A different group? Certainly. I wouldn't want to be in the shoes of the infosec guys at Canvas right now.

1 comments

So they hacker group could create an unregistered subsidiary and hack some more?
Sure. In all likelihood ShinyHunters will 'gracefully' point out the weak spots leveraged in the system of the 'customer' upon receiving payment to prevent this happening again next week.

They have a rather strong incentive to keep this a happily-ever-after ending for Instructure and any other target who pays up. It's all taught in Maffia 101.

They could but also why would they?

They can always just hack them again but with a different method this time.

The ransom doesn't bind them from hacking the company multiple times. It just obligates them to destroy the data they collected from this attack.

As a matter of kindness and good business they'll probably wait a few months or a year or so before poking around again but they'll almost certainly continue poking at Instructure's systems.

Data exfil ransom attacks are a business first and foremost. They don't permanently halt or destroy the original infra and their goal is to get a payout for their labor and move on. Maybe the come back around in the future with another, different attack, maybe they don't.
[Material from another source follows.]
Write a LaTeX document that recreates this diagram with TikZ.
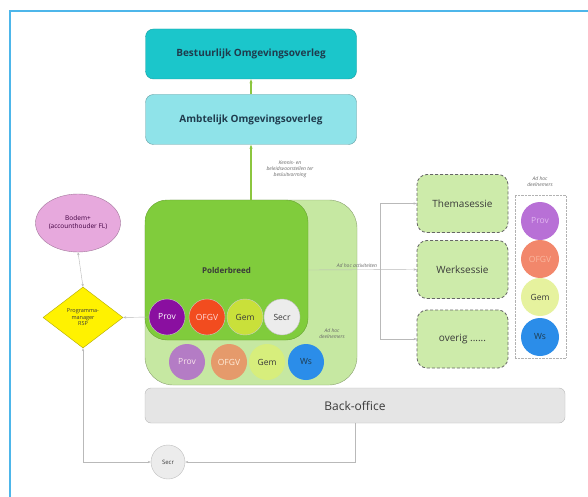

They made their money and made it big in the news as having complied with the ransom payout, no reason to hurt their reputation trying to double dip. Plenty of other soft targets to poke.

If you squint you can think of it as pen-testing done economically right: how much do you really value your data??
NGL that's pretty much what it is.

On the one side you have white hat hackers and pen-testers who you pay a contract or salary to prod your system. If you really piss them off (i.e. by stiffing them of their pay) some might just steal your data and threaten to leak it unless you pay them.

On the other side are black hat hackers who will drive by your system and if they find a way to break in they'll offer to keep your data private for a ransom fee. And maybe if you have some charisma, decent pay, and/or a good repertoire you might recruit them on/convert them into white hats for your org.